The dozen parking spaces outside are often packed with cabs as drivers slip inside for other meals besides Iftar. Cabbies discuss the weather or news from the other side of the world over a $1 potato-filled samosa or a plate of curry on the go.
Muhammed writes the day’s Iftar time on a whiteboard as several men wait at empty tables for sunset. There is no signal to mark the sunset, no announcement that it’s time to break the fast as the men get up and gather around the food table, piling their small plates with fruit, fried batter and a few dates.
Muhammed Akbar, a cab driver here for the last year, said making time for Iftar can be a challenge, especially if it means bypassing passengers and fare money.
“You have to constantly tell yourself, `I’m going to pass these people,’ and of course your light is off, but there’s still kind of this tension,” Muhammed said. “You really have to focus yourself, and make that commitment to stop at a certain time and go somewhere to break the fast.”
Muhammad frequents a number of restaurants around the city, depending on where he is when the sun goes down. And while he prefers to break the fast with his mother and siblings at home, which he does a few days a week, eating in restaurants is special in its own way.
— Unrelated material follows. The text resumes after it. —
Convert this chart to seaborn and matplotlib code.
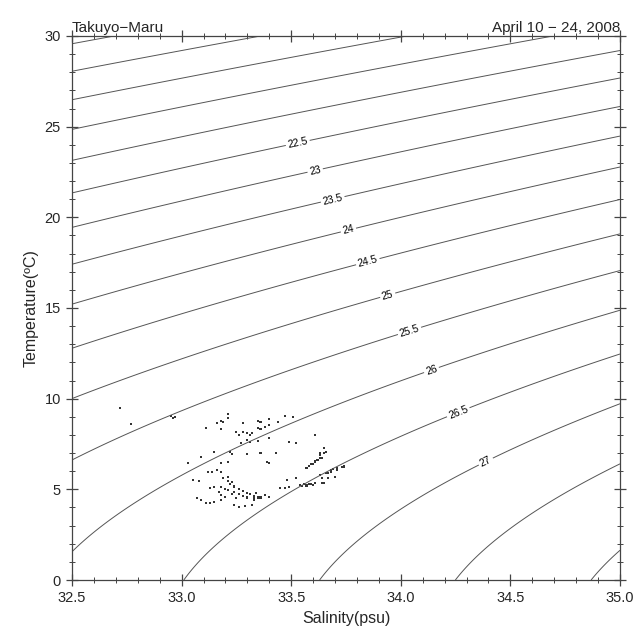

“I love doing it with the other cab drivers, too, because you’re talking and you’re chatting, but it’s more of a relaxed environment at home of course,” he said.
While Palok, the Bangladeshi cab driver, makes a point to come to Shan somewhat regularly — it helps that he lives nearby — not all the other drivers can do that.
“For me it is everywhere, I have no fixed place,” said one cab driver, getting up from his table at Shan before evening prayer.
“Sometimes home, sometimes airport, sometimes downtown.”
Reem Rahman, a spokeswoman for the Illinois chapter for the Council on American-Islamic Relations, said it’s not unusual for the city’s cab drivers to stop for Iftar wherever they happen to be at sunset. The important thing is to share it with someone, even if it’s not family, she said.
“When you’re driving you could be anywhere when it comes time to pray,” Rahman said. “The best thing is to break fast with the community, and definitely to just share it with people.”
Muhammed, the owner, agreed.
“The sense of community that is created, these people that you don’t eat with every day, they’re co-workers in a way,” he said.